In advance of these new beds being placed in Durham, the CE LHIN asked the two hospitals to work together to provide training for the NICU nurses. Rose Owen, clinical practice leader for the special care nursery and NICU at RVHS, took the lead in developing a two-part training program. The program was delivered to 29 nurses, 15 from RVAP and 14 who joined from Lakeridge Health Oshawa.
“It was wonderful to see Rouge Valley and Lakeridge staff working together. Through this training, we were able to build and strengthen bridges between our two hospital systems,” says Owen.
The first part of the program was a series of three theory-based and skills practice classes offered at RVAP. The classes featured training by an interdisciplinary team that included a dietitian, neonatal nursing staff, respiratory therapists, and infection prevention and control staff. The Lakeridge nurses travelled to RVAP to attend the training.
The second part of the training involved three 12-hour shifts working in a Level 2 NICU. Lakeridge nurses completed this clinical component in their own NICU at Lakeridge Health Oshawa, which was already at a Level 2 status. However, because the special care nursery at RVAP was not yet a functioning Level 2 NICU, one of the RVAP nurses did her clinical training at Lakeridge Health Oshawa, while the other 14 nurses completed their 12-hour shifts at RVC’s advanced Level 2 NICU.
For the first time, the special care neonatal nurses from both Rouge Valley hospital campuses were able to work together to deliver care to their patients and share their clinical knowledge and expertise.
“I have enjoyed seeing the relationships between the staff from RVAP and RVC grow. They have not only worked together to complete the Level 2 NICU training, they have also worked toward standardizing processes and the way we provide care across both hospital campuses. It has been an incredible experience for all of our participating nurses. I was very proud of everyone,” says Owen.

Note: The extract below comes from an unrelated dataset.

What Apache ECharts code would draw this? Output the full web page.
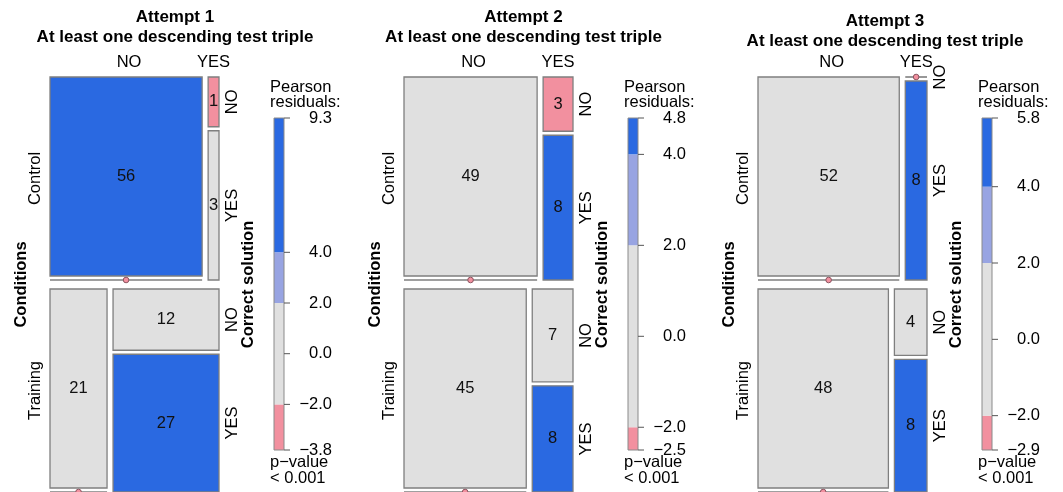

The four new Level 2 NICU beds will soon be in place and functioning at RVAP and Lakeridge Health Oshawa. In appreciation for the special training program delivered to nurses from both hospital systems, Lakeridge has graciously provided a laptop and LCD projector for the Women’s and Children’s program at RVAP. The health care teams from both hospitals look forward to continued collaboration and partnership.